En Málaga ocurre lo mismo que en mi ciudad natal, Nueva York: la disonancia de cada uno aporta algo a la harmonía de la totalidad. Mi charla resultó ser una voz más en el coro calidoscópico. Tan perfectamente pegaba que se perdió en la polifonía. Temo que, si viviera en Málaga, sería el único que se percataría si cantara o no. Es decir, si hubiera elegido Málaga para mi aventura andaluza, no habría habido aventura. Igual que en Nueva York, al vivir entre tantas personas imposibles de etiquetar, mis musas se habrían ido a unas vacaciones permanentes, quizá pasando todo el día en el hotel Tropicana haciendo topless. Todo apunta a que esas damas se vuelvan apáticas al no sentirse unas extrañas. Tal como Groucho Marx se negó a pertenecer a un club que le admitiera como socio, yo, como escritor, no podría vivir en una ciudad capaz de contratarme para dar una charla.

Sevilla es un cuadro implacablemente barroco y sobrecargado. Allí se me ve (y me veo) a mil leguas. Por eso, la ciudad me ha definido. Como el contraste entre ella y yo no se puede subir más, he podido hacer un retrato acertado a ambos. Por otro lado, Málaga es un cuadro abstracto al estilo Jackson Pollock. Allí sería una salpicadura más en una tormenta inspirada de salpicaduras. Pintaría algo, pero no chirriaría nada. Por experiencia sé que si mi presencia no supone un contraste chocante, no estoy a la altura para explicar ni la salpicadura que soy ni la inspiración detrás del portento al que pertenezco.
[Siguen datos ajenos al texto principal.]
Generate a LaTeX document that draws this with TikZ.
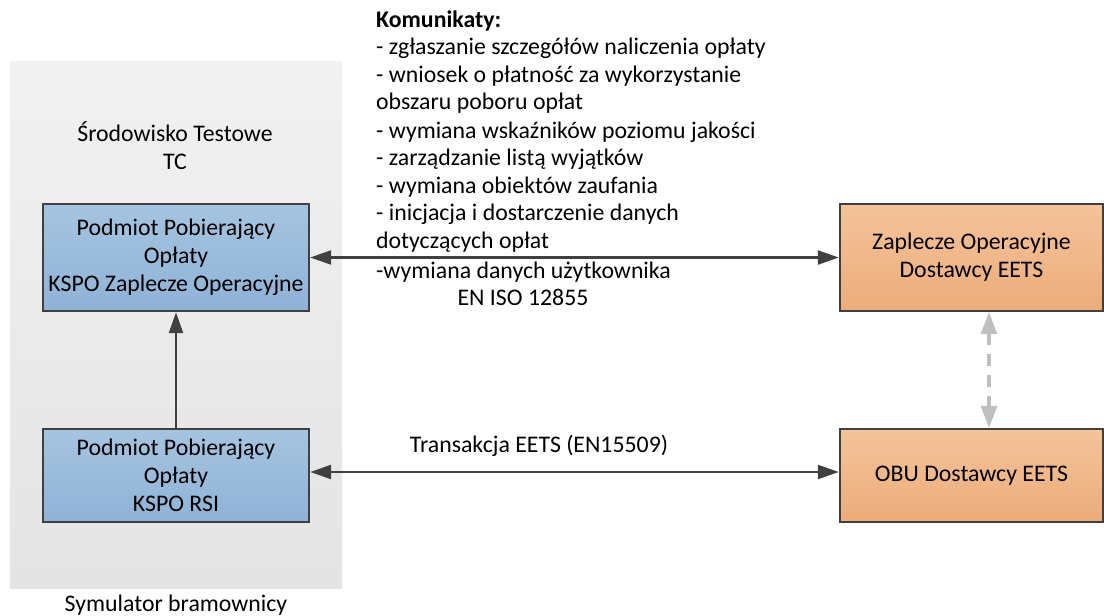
\documentclass[tikz,border=0pt]{standalone}
\usepackage{fontspec}
\setmainfont{Carlito}
\usetikzlibrary{arrows.meta}
\definecolor{bgtop}{RGB}{241,241,241}
\definecolor{bgbot}{RGB}{228,228,228}
\definecolor{bluetop}{RGB}{165,196,224}
\definecolor{bluebot}{RGB}{143,178,214}
\definecolor{orgtop}{RGB}{244,195,154}
\definecolor{orgbot}{RGB}{236,172,122}
\definecolor{edge}{RGB}{64,64,64}
\definecolor{dashc}{RGB}{191,191,191}
\tikzset{
  txt/.style={inner sep=0pt, font=\fontsize{23.8}{28}\selectfont},
  bluebox/.style={draw=edge, line width=2.4pt, top color=bluetop, bottom color=bluebot,
    minimum width=266pt, align=center, inner sep=0pt, font=\fontsize{23.8}{28}\selectfont},
  orgbox/.style={draw=edge, line width=2.4pt, top color=orgtop, bottom color=orgbot,
    minimum width=263pt, align=center, inner sep=0pt, font=\fontsize{23.8}{28}\selectfont},
  darrow/.style={draw=edge, line width=2.4pt, {Triangle[length=21pt,width=14pt]}-{Triangle[length=21pt,width=14pt]}},
  sarrow/.style={draw=edge, line width=2.4pt, -{Triangle[length=21pt,width=14pt]}},
  garrow/.style={draw=dashc, line width=3.2pt, dash pattern=on 12pt off 9pt,
    {Triangle[length=22pt,width=16pt]}-{Triangle[length=22pt,width=16pt]}},
}
\begin{document}
\begin{tikzpicture}[x=1pt,y=-1pt]
\useasboundingbox (0,0) rectangle (1104,616);
% background panel
\shade[top color=bgtop, bottom color=bgbot] (10,61) rectangle (342,588);
\node[txt, align=center] (env) at (175,146) {Środowisko Testowe\\TC};
\node[txt] (sym) at (176,605) {Symulator bramownicy};
% boxes
\node[bluebox, minimum height=107pt] (kspo) at (176,257.5) {Podmiot Pobierający\\Opłaty\\KSPO Zaplecze Operacyjne};
\node[bluebox, minimum height=93pt] (rsi) at (176,475.5) {Podmiot Pobierający\\Opłaty\\KSPO RSI};
\node[orgbox, minimum height=107pt] (zap) at (971.5,257.5) {Zaplecze Operacyjne\\Dostawcy EETS};
\node[orgbox, minimum height=93pt] (obu) at (971.5,475.5) {OBU Dostawcy EETS};
% connectors
\draw[darrow] (kspo.east) -- (zap.west);
\draw[darrow] ([yshift=3.5pt]rsi.east) -- ([yshift=3.5pt]obu.west);
\draw[sarrow] (rsi.north) -- (kspo.south);
\draw[garrow] (zap.south -| 989,0) -- (obu.north -| 989,0);
% message text
\foreach [count=\i] \t/\yb in {{\textbf{Komunikaty:}}/27,
  {- zgłaszanie szczegółów naliczenia opłaty}/54.5,
  {- wniosek o płatność za wykorzystanie}/82,
  {obszaru poboru opłat}/109.5,
  {- wymiana wskaźników poziomu jakości}/138,
  {- zarządzanie listą wyjątków}/165.5,
  {- wymiana obiektów zaufania}/193,
  {- inicjacja i dostarczenie danych}/220.5,
  {dotyczących opłat}/248,
  {-wymiana danych użytkownika}/278}
  \node[txt, anchor=base west] (k\i) at (376,\yb) {\t};
\node[txt, anchor=base] (iso) at (523,305) {EN ISO 12855};
\node[txt, anchor=base] (tr) at (539,452) {Transakcja EETS (EN15509)};
\end{tikzpicture}
\end{document}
Antes de volver a mi ciudad adoptiva, mi esposa me llevó a comer boquerones y coquinas. Según ella, que no es tonta, los pubs británicos podrían esperar. Después, bajé hasta el mar para mojar los pies en el Mediterráneo. Antes de Málaga, nunca lo había presenciado. Esperaba su mítica claridad, pero el agua era tan turbia como la de la bahía de Nueva York. Ni siquiera me llegaba a las rodillas, pero apenas podía ver mis pies. Málaga, como aquel otro crisol cultural, me habría borrado.